Sempre gostei de estudar História e ainda gosto. Quando era adolescente, no Ensino Médio, ficava intrigado com o período em que a Igreja Católica usava o Tribunal da Santa Inquisição como forma de repressão, na tentativa de limitar o livre pensamento e a circulação de ideias. Chamava-me muito a atenção a lista de livros proibidos, conhecida como Index Librorum Prohibitorum. Até colegas que não gostavam daquela disciplina ficavam atentos nessa parte da explicação. Era algo que mexia com o nosso imaginário juvenil, aguçado pela curiosidade sobre quais conteúdos caberiam nas páginas censuradas.
Depois daquela primeira impressão, vinha, com certeza, a consciência do que significava, na realidade, tudo aquilo. Principalmente, depois que era relatado sobre as punições impostas a quem era flagrado com obras proibidas. Os desobedientes podiam ir para a prisão e até serem condenados à morte. Naquela época, eu pensava: ainda bem que o mundo não é mais assim e somos mais evoluídos. Mas como estava enganado.
Depois desse período, muitos outros episódios colocaram os livros na lista de inimigos da sociedade. Na Alemanha do século XX, Joseph Goebbels usou a queima de títulos para livrar seu país de qualquer conhecimento e informação que fossem considerados inadequados. Aqui no Brasil, o Departamento de Imprensa e Propaganda (DIP), durante o Estado Novo, serviu de censura, para filtrar as manifestações culturais tidas como impróprias, do ponto de vista político e moral, tendo o livro também na mira. O que se repetiu na época da ditadura militar anos mais tarde.
É certo que os livros nunca gozaram da apreciação de quem prefere fechar os olhos para o mundo e todas as suas possibilidades. A forma como a literatura amplia nossa forma de enxergar a vida é o motivo que causa medo nos repressores. Escolhi tocar nesse assunto, porque, ao longo do tempo de existência desta coluna, ela saiu em defesa dos livros em muitas ocasiões. Agora, quando acaba de completar cinco anos, não poderia ser diferente.
Aproveito para abordar o tema que esteve na mídia há algumas semanas: a campanha difamatória arregimentada contra o romance “O avesso da pele”, de Jeferson Tenório, com o propósito de banir a obra das salas de aula. Negando toda a relevância do texto e pinçando trechos isolados, tentaram impedir que estudantes conhecessem o conteúdo de suas páginas sob alegação de temática imprópria e de vocabulário de baixo nível.
Todavia, o que mais deveria ter incomodado os censores de Jeferson Tenório é a denúncia que seu livro faz do racismo, da violência policial e da desvalorização dos profissionais da educação no Brasil. Mas, sobre isso, nenhuma palavra foi dita. Para os críticos da obra, é muito mais grave a descrição de uma cena de sexo do que a realidade de violência e de injustiça que suas páginas trazem à tona.

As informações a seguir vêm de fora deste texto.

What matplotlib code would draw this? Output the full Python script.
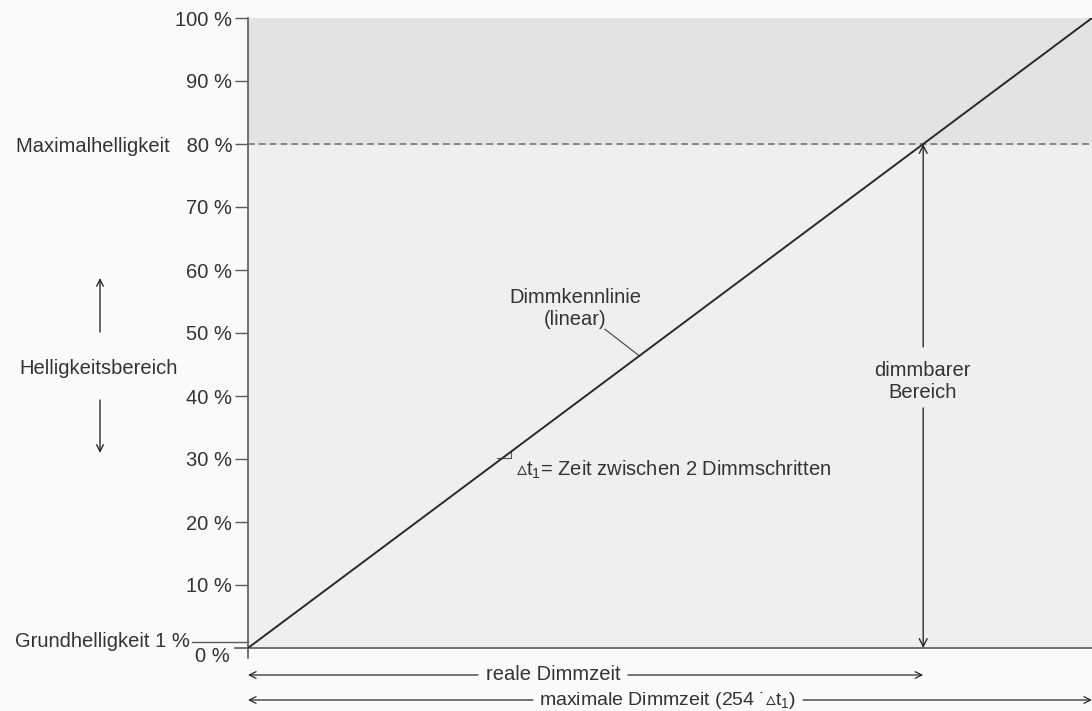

Depois de um período de polêmica e de debate público sobre a liberdade de expressão e censura nas escolas, nesta semana, o romance “O Avesso da Pele” foi reintegrado ao currículo, a fim de ser conhecido pelos estudantes. Vale ainda lembrar que a controvérsia, como um tiro que saiu pela culatra, instigou o aumento das vendas da obra.

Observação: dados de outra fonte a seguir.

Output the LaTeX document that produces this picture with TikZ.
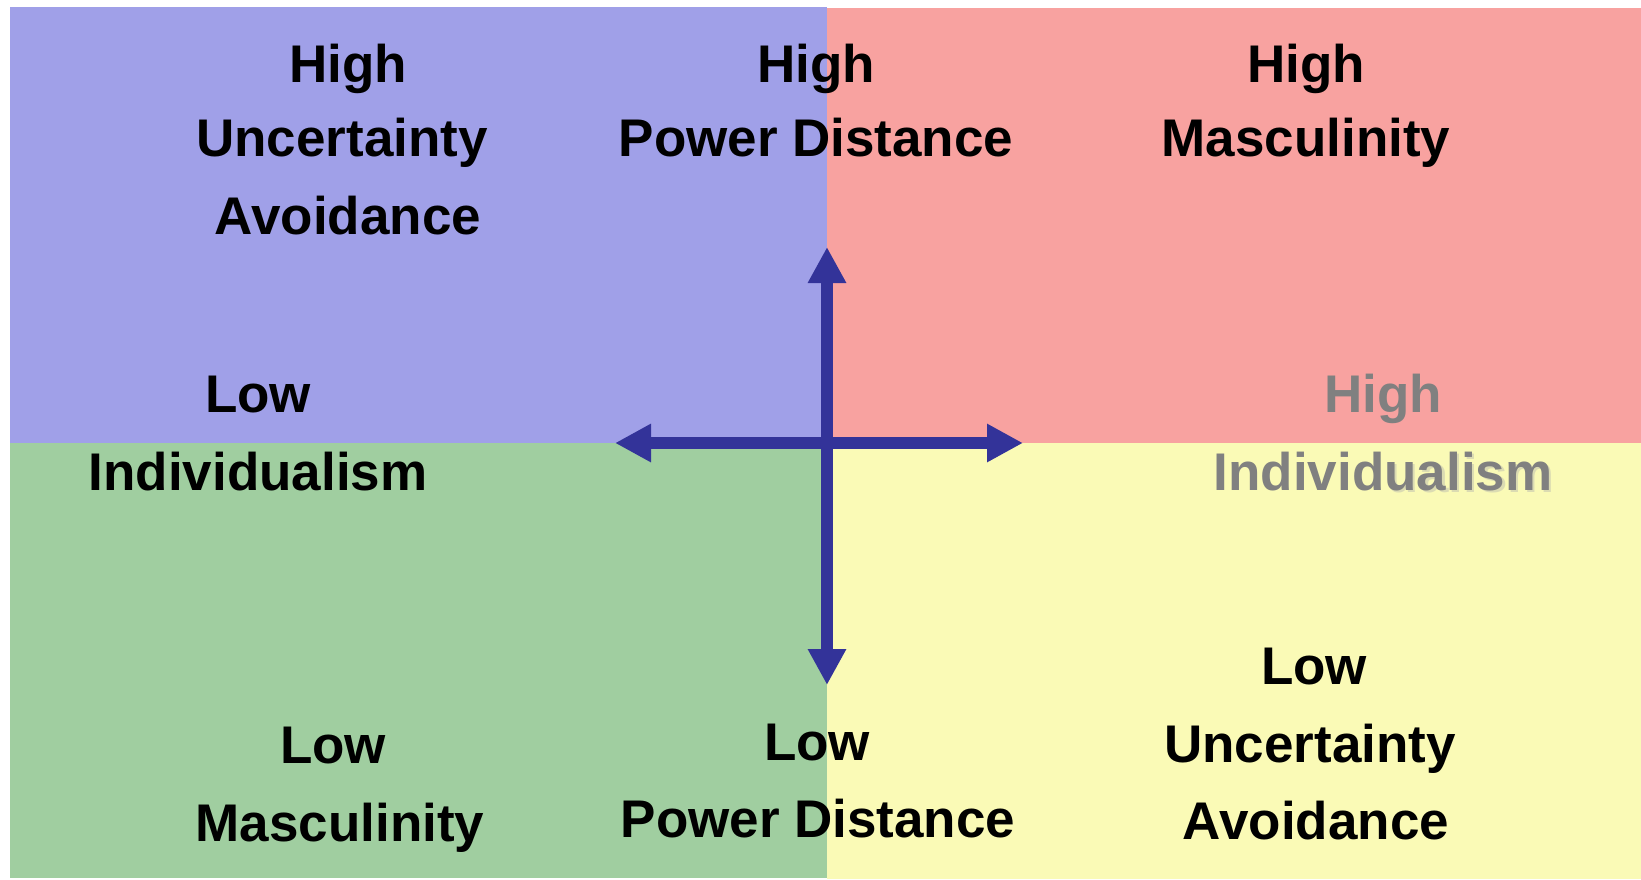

Se vivemos num país de tão poucos com acesso à leitura, é de se assombrar que livros ainda sejam censurados. A preocupação maior deveria ser com a formação de leitores. O que aconteceu, e torço para que não se repita com outros títulos, violou princípios da educação e da democracia, além de deixar mais pobre o debate cultural e solapar a capacidade dos estudantes de desenvolverem pensamento crítico e reflexivo. Quem tem medo da literatura, também tem medo de experienciar o que há de mais humano em nós.